I call it a process, but that's too formal a word, and that's part of what makes me so fucking mad. There hasn't been a process. I left, for somewhat nebulous reasons, after the first Sunday of April 2005 when I realized that a) I shouldn't be playing for Communion if I couldn't take Communion, b) Tim was never going to listen to me even if I said the exact same thing once a week and put it on a poster in his office in big red letters, and c) no matter what else changed, I was still going to be a girl and Bethany don't do deaconesses, so leadership of a mixed group was going to be right out.

And there was a great outpouring of prayer and support for me in my time of trial, and people surrounded me with love and offered to help with Peter and pray for me and help me have a coherent conversation with Tim. Wow ... it's kind of hard to imagine how differently the last 2.5 years might have panned out if that had happened.
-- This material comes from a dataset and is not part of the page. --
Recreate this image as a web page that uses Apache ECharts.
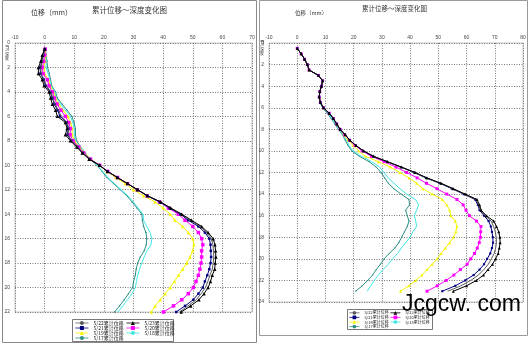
<!DOCTYPE html>
<html>
<head>
<meta charset="utf-8">
<script src="https://cdn.jsdelivr.net/npm/echarts@6/dist/echarts.min.js"></script>
<style>
html,body{margin:0;padding:0;background:#fff;}
#chart{width:530px;height:344px;}
</style>
</head>
<body>
<div id="chart"></div>
<script>
// ---- depth stations (m) ----
const depthsLeft = [0.5,1,1.5,2,2.5,3,3.5,4,4.5,5,5.5,6,6.5,7,7.5,8,8.5,9,9.5,10,10.5,11,11.5,12,12.5,13,13.5,14,14.5,15,15.5,16,16.5,17,17.5,18,18.5,19,19.5,20,20.5,21,21.5,22];
const depthsRight = [0.5,1,1.5,2,2.5,3,3.5,4,4.5,5,5.5,6,6.5,7,7.5,8,8.5,9,9.5,10,10.5,11,11.5,12,12.5,13,13.5,14,14.5,15,15.5,16,16.5,17,17.5,18,18.5,19,19.5,20,20.5,21,21.5,22,22.5,23];

// ---- axis ticks ----
const xTicksLeft = {min:-10, max:70, step:10};
const xTicksRight = {min:-10, max:80, step:10};
const yTicksLeft = {min:0, max:22, step:2};
const yTicksRight = {min:0, max:24, step:2};

// ---- series names ----
const names = ['5/17累计位移','5/18累计位移','5/19累计位移','5/20累计位移','5/21累计位移','5/22累计位移','5/23累计位移'];

// ---- left borehole: cumulative displacement (mm) ----
const d0517L = [0.3,0.5,0.8,1,1.6,2,2.4,3.7,4.3,5.9,7.6,9.2,9.9,10.4,10.4,10.8,12.1,13.8,15.2,17.7,19.4,21,23.3,25.5,27.8,29.5,31.2,32.8,33,33.4,34.2,34.5,34.3,33.6,32.3,31.4,30.9,30.6,30,29.7,28.3,26.9,25.3,23.6];
const d0518L = [0.3,0.4,0.5,0.5,1.2,1.8,2.2,3.4,4,5.4,7,8.7,9.5,10,10,10.5,12,13.7,15.4,17.8,19.6,21.3,23.6,25.8,28.1,29.9,31.6,33.2,33.4,34.5,35.6,36.2,35.9,34.5,33.6,32.8,32,31.4,31,30.6,29.5,28,26.4,24.7];
const d0519L = [0.3,0.3,0.1,-0.3,0,1.3,1.9,3,3.7,4.8,6.2,7.8,8.7,9.3,9.3,10.1,11.8,13.5,15.6,18.4,21,24,27.2,30,33.4,37.3,40,42.4,44,46.6,48.5,50,50.4,50,49.1,48,46.6,45.2,43.8,42.4,40.7,39,37.3,36];
const d0520L = [0.2,0,-0.3,-0.8,-0.5,0.9,1.5,2.6,3.3,4.2,5.5,7,8.1,8.7,8.6,9.6,11.5,13.2,15.5,18.6,21.3,24.6,28,31.3,34.6,38.8,41.8,45.1,47.4,50,51.9,53,53.4,53,53,52.8,52.4,51.9,51.1,50.2,48.5,46.3,43.5,40.1];
const d0521L = [0,-0.5,-0.9,-1.5,-1.4,-0.3,0.4,1.9,2.6,3.3,4.4,5.2,7.4,8,7.7,9,11,12.9,15.2,18.5,21.2,24.5,27.9,31.3,34.6,38.9,42.2,45.8,48.5,51.9,54.1,55.6,56,56.1,56.2,56,55.6,54.9,54.1,53.4,51.9,50.2,47.4,44.4];
const d0522L = [0,-0.4,-0.8,-1.3,-1.2,-0.1,0.6,2.1,2.8,3.5,4.7,5.6,7.6,8.2,7.9,9.2,11.1,13,15.3,18.5,21.2,24.6,28,31.4,34.8,39.1,42.5,46.1,49,52.5,54.7,56.3,56.8,57,57.1,56.9,56.6,55.8,55.1,54.3,52.8,51.2,48.4,45.5];
const d0523L = [0,-0.8,-1.3,-2.1,-2.1,-0.8,-0.2,1.5,2,2.6,3.7,4.3,7,7.6,7,8.7,10.8,12.7,15,18.5,21.2,24.6,28,31.4,34.8,39.2,42.6,46.3,49.6,53,55.2,56.9,57.5,57.7,57.8,57.6,57.4,56.6,56,55.2,53.8,52.1,49.3,46.1];

// ---- right borehole: cumulative displacement (mm) ----
const d0517R = [0,1.4,2.6,3.6,4.2,7.5,9,8.6,8,7.8,8,9,10.6,12,13.3,14.6,16,17,18,19.3,22,25.5,28,29.7,31,32.3,34.2,36.8,39.6,39.8,38.4,39,39.6,39,38,37,36,34.6,32.6,30.8,29.5,28,26.7,25,23,20.7];
const d0518R = [0,1.4,2.6,3.6,4.2,7.5,9,8.6,8,7.8,8.1,9.1,10.9,12.3,13.6,14.9,16.2,17.4,18.4,19.8,22.8,26.4,29.2,30.7,32.3,34.3,36.4,38.8,41.9,43,42.3,41.5,42,42.3,41,40,38.4,36.9,35.6,33.8,32.3,30.4,28.8,27.3,26,24.8];
const d0519R = [0,1.4,2.6,3.6,4.2,7.5,9,8.6,8,7.8,8.2,9.3,11.3,12.8,14,15.2,16.5,18,19.8,21.8,24.2,28.8,33,36.4,39.6,42.3,44.5,47.8,51.4,53,54,54.4,56,56.6,56.2,55.4,54,52.5,51,49.6,47.8,46,44.2,42,39.5,36.6];
const d0520R = [0,1.4,2.6,3.6,4.2,7.5,9,8.6,8,7.8,8.2,9.3,11.3,12.8,14,15.2,16.8,18.5,20.5,23,26.3,30.8,35,38.8,42.5,45.8,49.5,53,56.6,58.8,59.8,61,63.5,65.1,65,64.9,64.5,63.8,62.8,61.5,60.2,57.8,55.5,52.8,49.6,46];
const d0521R = [0,1.4,2.6,3.6,4.2,7.5,9,8.6,8,7.8,8.2,9.3,11.3,12.8,14,15.2,17,18.6,20.8,23.4,26.9,31.8,36.7,41.4,45.6,50.5,54.8,59,63,64,64.6,66.2,67.8,68.6,69,69.3,69.4,69,68.4,67.3,66.2,64.6,62.5,59.5,56,51.4];
const d0522R = [0,1.4,2.6,3.6,4.2,7.5,9,8.6,8,7.8,8.2,9.3,11.3,12.8,14,15.2,17,18.6,20.8,23.5,27,31.9,36.8,41.6,45.8,50.8,55,59.2,63.3,64.3,64.9,66.6,68.7,69.6,70.2,70.5,70.6,70.3,69.8,68.8,67.7,66.1,64.2,61.5,58,53.3];
const d0523R = [0,1.4,2.6,3.6,4.2,7.5,9,8.6,8,7.8,8.2,9.3,11.3,12.8,14,15.2,17,18.6,20.8,23.5,27,32,37,41.8,46,51,55.3,59.5,63.7,64.6,65.2,67,69.6,70.6,71.4,71.8,71.9,71.6,71.2,70.3,69.2,67.6,66,63.5,60,55.3];

const leftValues = [d0517L, d0518L, d0519L, d0520L, d0521L, d0522L, d0523L];
const rightValues = [d0517R, d0518R, d0519R, d0520R, d0521R, d0522R, d0523R];

// ---- line / marker look per survey date ----
const looks = {
  '5/17累计位移': {color:'#2f8f86', symbol:'circle', size:1.5},
  '5/18累计位移': {color:'#3fe6e6', symbol:'none', size:0},
  '5/19累计位移': {color:'#f5f500', symbol:'triangle', size:3.5},
  '5/20累计位移': {color:'#ff00ff', symbol:'rect', size:3.5},
  '5/21累计位移': {color:'#000080', symbol:'rect', size:2.5},
  '5/22累计位移': {color:'#5a5a5a', symbol:'none', size:0},
  '5/23累计位移': {color:'#000000', symbol:'triangle', size:3.5}
};

function buildSeries(valueSets, depths, axisIndex, scale) {
  return names.map((name, k) => {
    const look = looks[name];
    return {
      name: name,
      type: 'line',
      xAxisIndex: axisIndex,
      yAxisIndex: axisIndex,
      data: valueSets[k].map((v, i) => [v, depths[i]]),
      symbol: look.symbol,
      symbolSize: look.size * scale,
      showSymbol: look.symbol !== 'none',
      lineStyle: {color: look.color, width: 1},
      itemStyle: {color: look.color},
      animation: false,
      z: 2 + k
    };
  });
}

const axisFont = {fontSize:5, color:'#444', fontFamily:'Liberation Sans'};
const gridLine = {show:true, lineStyle:{color:'#777', width:1, type:[1,1.5]}};

function xAxis(t, gi) {
  return {
    type:'value', gridIndex:gi, position:'top', min:t.min, max:t.max, interval:t.step,
    axisLine:{show:false}, axisTick:{show:false},
    axisLabel:Object.assign({margin:3}, axisFont), splitLine:gridLine
  };
}
function yAxis(t, gi) {
  return {
    type:'value', gridIndex:gi, inverse:true, min:t.min, max:t.max, interval:t.step,
    axisLine:{show:false}, axisTick:{show:false},
    axisLabel:Object.assign({margin:5}, axisFont), splitLine:gridLine
  };
}

const legendText = {fontSize:5, lineHeight:5, color:'#222', fontFamily:'Noto Sans CJK SC'};
const legendTextR = {fontSize:4, lineHeight:4.6, color:'#222', fontFamily:'Noto Sans CJK SC'};
function legendCol(left, top, items, txt, w, h) {
  return {
    left:left, top:top, orient:'vertical', itemGap:0, itemWidth:w, itemHeight:h,
    padding:0, selectedMode:false, data:items, textStyle:txt, z:10,
    lineStyle:{width:0.8}, symbolKeepAspect:true
  };
}
const colA = ['5/22累计位移','5/21累计位移','5/19累计位移','5/17累计位移'];
const colB = ['5/23累计位移','5/20累计位移','5/18累计位移'];

const chart = echarts.init(document.getElementById('chart'), null, {renderer:'canvas'});

const titleFont = 'Noto Sans CJK SC';
chart.setOption({
  backgroundColor:'#fff',
  animation:false,
  grid:[
    {left:15, top:43, width:237, height:269, show:true, borderColor:'#c8c8c8', borderWidth:1},
    {left:269, top:43, width:254, height:259, show:true, borderColor:'#c8c8c8', borderWidth:1}
  ],
  xAxis:[xAxis(xTicksLeft,0), xAxis(xTicksRight,1)],
  yAxis:[yAxis(yTicksLeft,0), yAxis(yTicksRight,1)],
  legend:[
    legendCol(75, 320.5, colA, legendText, 13, 5),
    legendCol(126, 320.5, colB, legendText, 13, 5),
    legendCol(349, 310.5, colA, legendTextR, 10, 4.6),
    legendCol(390, 310.5, colB, legendTextR, 10, 4.6)
  ],
  series: buildSeries(leftValues, depthsLeft, 0, 1).concat(buildSeries(rightValues, depthsRight, 1, 0.85)),
  graphic:[
    // panel frames
    {type:'rect', shape:{x:2.5, y:0.5, width:254, height:342}, style:{fill:'none', stroke:'#8a8a8a', lineWidth:1}, z:0},
    {type:'rect', shape:{x:259.5, y:0.5, width:268, height:335}, style:{fill:'none', stroke:'#9a9a9a', lineWidth:1}, z:0},
    // legend boxes
    {type:'rect', shape:{x:72.5, y:319.5, width:101, height:22}, style:{fill:'#fff', stroke:'#555', lineWidth:0.8}, z:1},
    {type:'rect', shape:{x:347.5, y:309.5, width:85, height:20}, style:{fill:'#fff', stroke:'#555', lineWidth:0.8}, z:1},
    // titles
    {type:'text', x:92, y:6, style:{text:'累计位移～深度变化图', fontSize:7.5, fill:'#333', fontFamily:titleFont}, z:5},
    {type:'text', x:31, y:9, style:{text:'位移（mm）', fontSize:7, fill:'#333', fontFamily:titleFont}, z:5},
    {type:'text', x:362, y:5.5, style:{text:'累计位移～深度变化图', fontSize:6.5, fill:'#333', fontFamily:titleFont}, z:5},
    {type:'text', x:295, y:10.5, style:{text:'位移（mm）', fontSize:5.5, fill:'#333', fontFamily:titleFont}, z:5},
    // depth axis captions
    {type:'text', x:9.5, y:45, rotation:-Math.PI/2, style:{text:'(m)', fontSize:4, fill:'#333', fontFamily:titleFont}, z:5},
    {type:'text', x:5, y:52, style:{text:'深\n度', fontSize:4, lineHeight:4, fill:'#333', fontFamily:titleFont}, z:5},
    {type:'text', x:264.5, y:40, rotation:-Math.PI/2, style:{text:'(m)', fontSize:4, fill:'#333', fontFamily:titleFont}, z:5},
    {type:'text', x:260, y:47, style:{text:'深\n度', fontSize:4, lineHeight:4, fill:'#333', fontFamily:titleFont}, z:5},
    // site mark
    {type:'text', x:402, y:293, style:{text:'Jcgcw. com', fontSize:23, fill:'#000', fontFamily:'Liberation Sans'}, z:20}
  ]
});
</script>
</body>
</html>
Instead, it was just the occasional "We sure miss seeing you up there!" Which was nice, in its 3-second little way, but I can't help but think it is odd that a person could go from my level of ministry to barely attending services without anybody noticing. I can't help but think that if I didn't take the kids to Sunday School and put money in the offering plate, it would have gotten noticed a little sooner.

So, here it is, almost three years later, and of all things a quick e-mail about the worship team schedule produces the first truly human response to my leaving. (Now there's an odd thought. I typed "human" when I think I meant "godly", but I think maybe I did mean what I typed. Another essay for another day.) And he even has the good sense to acknowledge that a little distance might be understandable. Not sure what to make of that.

I guess what I'm coming down to is that regardless of my struggles, regardless of how I left and what I said then and what people chose to believe (which are not the same thing), they have lost the right to swoop in and make me come back. We are so good at "lovingly confronting" people when we have our little step-by-step instructions. But after nearly three years of floating free without notice or concern, I no longer feel obligated to submit myself to those instructions. Tim is only my pastor in that he is the pastor of the church of which I am a member -- he is no way my pastor. He gave up that right long ago. The deacons and shepherds who watched this servant bow and buckle under the strain of unacknowledged leadership are not my deacons and shepherds. I may claim a few of the church members as family, but I can hardly say the church family as a whole is my church family. They like what I wrote, but what I wrote and who I am are practically separate realities now. In what way am I under their jurisdiction?

I still need to sort out what I do and don't believe, and to what extent I can worship or pray or study. For now though, I want to do that as separately from the church as possible. I don't think it has particularly helped me in the last several years.

They say we shoot our wounded -- how much kinder that would have been. How much more cruel for them to bend over my bleeding, aching body and say, "It's so nice to see you today! We really miss having you carry your part of the load. Hope you can come back some day!"

This is not my army now. They will have to march without me.